Parallel to the currents in the Arab world, the awareness of a Turkish identity was on the rise in İstanbul, also with language playing the principal role. The Turkist current preceded the Hamidian period and was largely exogenous. European linguistic and philological studies that established links between central Asian, Anatolian, and eastern European peoples aroused Ottoman awareness of the Turks outside the empire and restored their pride at a time (in the 1860s and 1870s) when the empire’s prestige was rapidly declining.[113] The Young Ottomans favored the simplification of Ottoman Turkish so that it could be a more effective instrument in propagating Ottomanist ideas, but viewed as chauvinism the idea of racial, and certainly political, unity of all Turks.[114]

During the Hamidian period some intellectuals in İstanbul became interested in Turkishness as an ethnic and linguistic expression. The subsumption of Turkist concerns (particularly with regard to Russian expansion in Central Asia) under pan-Islamism reinforced Abdülhamid’s anti-imperialist ideology; he therefore tolerated discussions of Turkism until the early years of the twentieth century.[115] But Turkism had no cultural heroes, was outward-looking, and had no perceptible effect on most Turks, who continued to see themselves first and foremost as Muslims, and it had no political appeal to the intellectuals who propagated it. For the Turkish-speaking people of the empire, their language was a weak basis for a broad communality, in part because they, more so than the Arabs, for example, inhabited linguistically heterogeneous regions of the empire. They failed to understand the elite’s Ottoman Turkish, much less feel pride in it. While the sultan seems to have encouraged Turkist literary endeavors as a safe substitute to political writing, he grew suspicious of Arabic literary activity. An Arab cultural revival might have contributed to an exclusive ethnic Arab appropriation of medieval Islam and subvert his claim to the caliphate.[116] This may be the reason why Abdülhamid decided against adopting Arabic as an official state language, which he had contemplated.[117]
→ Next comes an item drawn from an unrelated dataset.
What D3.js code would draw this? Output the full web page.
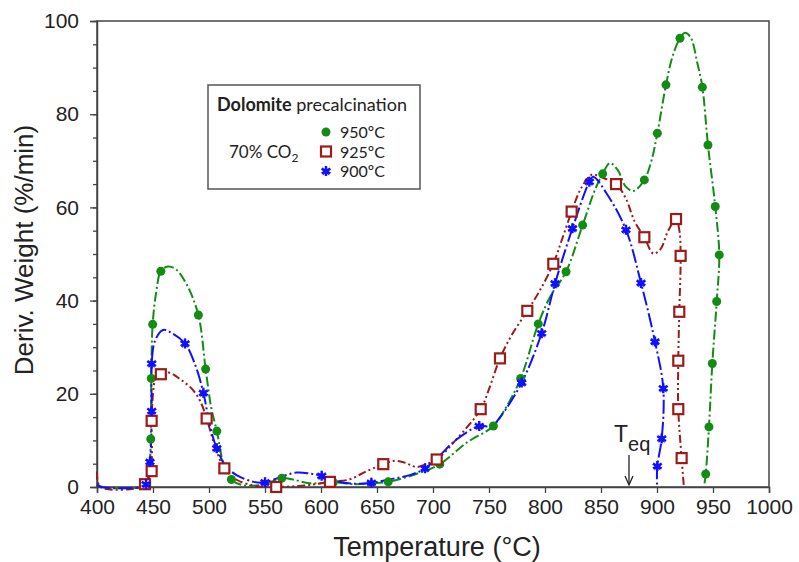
<!DOCTYPE html>
<html>
<head>
  <meta charset="UTF-8">
  <title>Dolomite precalcination DTG</title>
  <style>
    body { margin: 0; background: #fff; }
    svg text { font-family: "Liberation Sans", Arial, sans-serif; fill: #222; }
    .leg text { font-family: Lato, "Open Sans", sans-serif; }
  </style>
</head>
<body>
<svg id="chart" width="799" height="562"></svg>

<script src="https://d3js.org/d3.v7.min.js"></script>
<script>

// curves: [temperature, deriv. weight]
let curve950 = [[400,0.5],[405,0],[440,0],[444,0.5],[447,5],[448,10.3],[448.5,23.3],[449.7,34.9],[453,42],[457,46.3],[463,47.3],[470,46.8],[480,43.5],[490.5,36.9],[497,25.3],[502,17],[507,12],[513,5],[520,1.6],[530,0.4],[545,0.4],[555,1.1],[565,1.9],[575,1.6],[590,0.8],[611,1.0],[630,0.6],[645,0.8],[660,1.1],[685,2.8],[706,4.9],[730,9.5],[753.9,13.1],[765,17],[778.3,23.3],[794,35],[805,41],[818.8,46.2],[833.6,56.2],[845,64],[851.5,67.2],[858,69.5],[865,68],[872,64.5],[879,63.5],[888.7,65.9],[895,70],[900.3,75.9],[908,86.3],[914,92.5],[920.5,96.3],[925,97.5],[930,96.5],[936,91],[940.5,85.8],[945.5,73.4],[952,60.2],[955.6,49.8],[953.3,39.8],[949.4,26.5],[946.4,12.9],[943.5,2.8],[942,0]];
let marks950 = [[448,10.3],[448.5,23.3],[449.7,34.9],[457,46.3],[490.5,36.9],[497,25.3],[507,12],[520,1.6],[565,1.9],[611,1.0],[660,1.1],[706,4.9],[753.9,13.1],[778.3,23.3],[794,35],[818.8,46.2],[833.6,56.2],[851.5,67.2],[888.7,65.9],[900.3,75.9],[908,86.3],[920.5,96.3],[940.5,85.8],[945.5,73.4],[952,60.2],[955.6,49.8],[953.3,39.8],[949.4,26.5],[946.4,12.9],[943.5,2.8]];

let curve925 = [[400,3.3],[403,0],[440,0],[442.9,0.6],[448,3.4],[448.8,14.2],[450,20],[452,23],[457,24.2],[465,24.5],[475,23],[485,21],[492,18.5],[497.9,14.7],[505,9],[513.7,4.0],[525,1.5],[540,0.3],[550,0],[560,0],[580,0.2],[595,0.6],[608,1.1],[625,1.6],[640,3.3],[655.6,4.9],[665,5.6],[675,5.2],[685,4.3],[695,5],[703.3,5.9],[720,10],[742.6,16.7],[750,21],[759.8,27.6],[770,32.5],[784.2,37.8],[795,42],[807.4,47.9],[815,53],[823.8,59.1],[832,64],[841.7,67],[850,66.5],[863.4,65],[872,62],[880,57],[888.7,53.6],[896.7,50.1],[903,51],[910,55],[917,57.5],[920,55],[921.1,49.6],[919.9,37.6],[919,27.1],[919,16.7],[922,6.2],[924,0]];
let marks925 = [[442.9,0.6],[448.8,3.4],[448.8,14.2],[457,24.2],[497.9,14.7],[513.7,4.0],[560,0],[608,1.1],[655.6,4.9],[703.3,5.9],[742.6,16.7],[759.8,27.6],[784.2,37.8],[807.4,47.9],[823.8,59.1],[863.4,65],[888.7,53.6],[917,57.5],[921.1,49.6],[919.9,37.6],[919,27.1],[919,16.7],[922,6.2]];

let curve900 = [[400,0.5],[404,0],[440,0],[443.8,0.6],[447.3,5.4],[448.8,16.3],[448.8,26.5],[452,31.5],[459,33.7],[467,33],[478.6,30.8],[488,26],[495,20.2],[501,13],[506.9,8.3],[515,4.5],[525,2.5],[540,1.1],[550,1.0],[560,1.8],[578,3.1],[590,2.9],[600.6,2.4],[615,1.2],[630,0.7],[645,0.9],[665,1.8],[680,2.6],[692.9,4.0],[705,6.5],[720,10],[741.3,13.1],[752,13],[760,15],[779.2,22.4],[797,33],[809,43.7],[824.5,55.5],[839.6,65.5],[843,66.6],[855,63],[872.3,55.2],[885.7,43.8],[898.2,31.2],[905.6,21.2],[904.2,10.4],[900.3,4.5],[900,0]];
let marks900 = [[443.8,0.6],[447.3,5.4],[448.8,16.3],[448.8,26.5],[478.6,30.8],[495,20.2],[506.9,8.3],[550,1],[600.6,2.4],[645,0.9],[692.9,4.0],[741.3,13.1],[779.2,22.4],[797,33],[809,43.7],[824.5,55.5],[839.6,65.5],[872.3,55.2],[885.7,43.8],[898.2,31.2],[905.6,21.2],[904.2,10.4],[900.3,4.5]];

let xTicks = [400,450,500,550,600,650,700,750,800,850,900,950,1000];
let yTicks = [0,20,40,60,80,100];
let yMinor = d3.range(0, 101, 5);
let tEq = 875;

let series = [
  {name: "950ºC", curve: curve950, marks: marks950, color: "#148c14", dash: "10,3,2,3", sym: "circle"},
  {name: "925ºC", curve: curve925, marks: marks925, color: "#9c1a1a", dash: "8,3,2,3,2,3", sym: "square"},
  {name: "900ºC", curve: curve900, marks: marks900, color: "#1010ff", dash: "14,3,2,3", sym: "star"}
];

let svg = d3.select("#chart");
let x = d3.scaleLinear().domain([400, 1000]).range([97, 769]);
let y = d3.scaleLinear().domain([0, 100]).range([487, 21]);

// frame
svg.append("rect")
  .attr("x", 97).attr("y", 21).attr("width", 672).attr("height", 466)
  .attr("fill", "none").attr("stroke", "#444").attr("stroke-width", 1.5);

// axes
let xAxis = svg.append("g").attr("transform", "translate(0,487)")
  .call(d3.axisBottom(x).tickValues(xTicks).tickSize(6).tickPadding(6).tickFormat(d3.format("d")));
let yAxis = svg.append("g").attr("transform", "translate(97,0)")
  .call(d3.axisLeft(y).tickValues(yTicks).tickSize(7).tickPadding(11));
svg.append("g").attr("transform", "translate(97,0)")
  .call(d3.axisLeft(y).tickValues(yMinor).tickSize(4).tickFormat(""))
  .select(".domain").remove();
svg.selectAll(".domain").attr("stroke", "#444").attr("stroke-width", 1.5);
svg.selectAll(".tick line").attr("stroke", "#444").attr("stroke-width", 1.3);
xAxis.selectAll("text").attr("font-size", 21).attr("font-family", "Liberation Sans, Arial").attr("fill", "#222");
yAxis.selectAll("text").attr("font-size", 21).attr("font-family", "Liberation Sans, Arial").attr("fill", "#222");

svg.append("text")
  .attr("x", 437).attr("y", 556).attr("text-anchor", "middle")
  .attr("font-size", 27).text("Temperature (°C)");
svg.append("text")
  .attr("transform", "translate(33,250) rotate(-90)").attr("text-anchor", "middle")
  .attr("font-size", 26).text("Deriv. Weight (%/min)");

// curves
let line = d3.line().x(d => x(d[0])).y(d => y(d[1])).curve(d3.curveCatmullRom.alpha(0.5));
series.forEach(s => {
  svg.append("path")
    .attr("d", line(s.curve))
    .attr("fill", "none").attr("stroke", s.color)
    .attr("stroke-width", 2).attr("stroke-dasharray", s.dash);
});

function drawMarker(g, s, cx, cy) {
  if (s.sym == "circle") {
    g.append("circle").attr("cx", cx).attr("cy", cy).attr("r", 4.5).attr("fill", s.color);
  } else if (s.sym == "square") {
    g.append("rect").attr("x", cx - 5).attr("y", cy - 5).attr("width", 10).attr("height", 10)
      .attr("fill", "#fff").attr("stroke", s.color).attr("stroke-width", 2.2);
  } else {
    g.append("path").attr("transform", "translate(" + cx + "," + cy + ")")
      .attr("d", d3.symbol(d3.symbolAsterisk, 70)()).attr("stroke", s.color).attr("stroke-width", 2.4);
    g.append("path").attr("transform", "translate(" + cx + "," + cy + ")")
      .attr("d", d3.symbol(d3.symbolStar, 34)()).attr("fill", s.color);
  }
}

series.forEach(s => {
  let g = svg.append("g");
  s.marks.forEach(d => drawMarker(g, s, x(d[0]), y(d[1])));
});

// T_eq arrow
let teq = svg.append("g");
teq.append("line").attr("x1", x(tEq)).attr("x2", x(tEq)).attr("y1", 455).attr("y2", 484)
  .attr("stroke", "#222").attr("stroke-width", 1.3);
teq.append("path").attr("d", "M" + (x(tEq) - 4) + ",476 L" + x(tEq) + ",485 L" + (x(tEq) + 4) + ",476")
  .attr("fill", "none").attr("stroke", "#222").attr("stroke-width", 1.3);
let tt = teq.append("text").attr("x", 614).attr("y", 442).attr("font-size", 23);
tt.append("tspan").text("T");
tt.append("tspan").attr("dy", 9).attr("font-size", 20).text("eq");

// legend
let leg = svg.append("g").attr("class", "leg");
leg.append("rect").attr("x", 208).attr("y", 85).attr("width", 212).attr("height", 104)
  .attr("fill", "#fff").attr("stroke", "#555").attr("stroke-width", 1.5);
let ttl = leg.append("text").attr("x", 217).attr("y", 111).attr("font-size", 18);
ttl.append("tspan").attr("font-weight", "bold").text("Dolomite");
ttl.append("tspan").text(" precalcination");
let co = leg.append("text").attr("x", 229).attr("y", 158).attr("font-size", 17).text("70% CO");
co.append("tspan").attr("font-size", 12).attr("dy", 4).text("2");
series.forEach((s, i) => {
  let cy = 132 + i * 19.5;
  drawMarker(leg, s, 326, cy);
  leg.append("text").attr("x", 340).attr("y", cy + 6).attr("font-size", 16).text(s.name);
});

</script>
</body>
</html>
Arabist and Turkist currents followed separate lines of development. Arabist identity matured earlier and had stronger appeal.[118] The close association of Arabic language and Islam provided a basis for Arab selfhood, which the salafi movement strengthened. Both currents, however, remained insignificant as political agendas. Under Abdülhamid officially sponsored Islamism overshadowed both Arabism and Turkism. For most Muslims the Ottoman sultanate continued to be the focus of political loyalty. While it would take longer for Arabism and Turkism to find political expression, a meaningful synthesis of the two under a redefined Ottomanism (such as the Young Turks would attempt) was prejudiced by the modes of expression of the two trends. For instance, the Arab intellectuals perceived the Turkist attempts to simplify Ottoman by eliminating Arabic grammatical elements as offensive to Arab culture if not to Islam, while the Turkists cannot have ignored some Arabists’ singling out of Turkish dynastic rule as the dark period of Islamic history.

Yet few called for the political separation of Arabs and Turks on a national basis. In 1904 Yusuf Akçura, a Turk from the Russian empire, wrote from his exile in İstanbul that pan-Islamism and Ottomanism were not viable political alternatives for the Turkish-speaking peoples of the empire and that Turkism provided the suitable alternative.[119] Nagib Azoury, a Syrian Christian, wrote from Paris in the same year and called for an independent Arab state of Muslims and Christians.[120] Both authors were motivated by a distrust of Islamic and Ottomanist solutions, yet both failed to find an audience for their alternative schemes.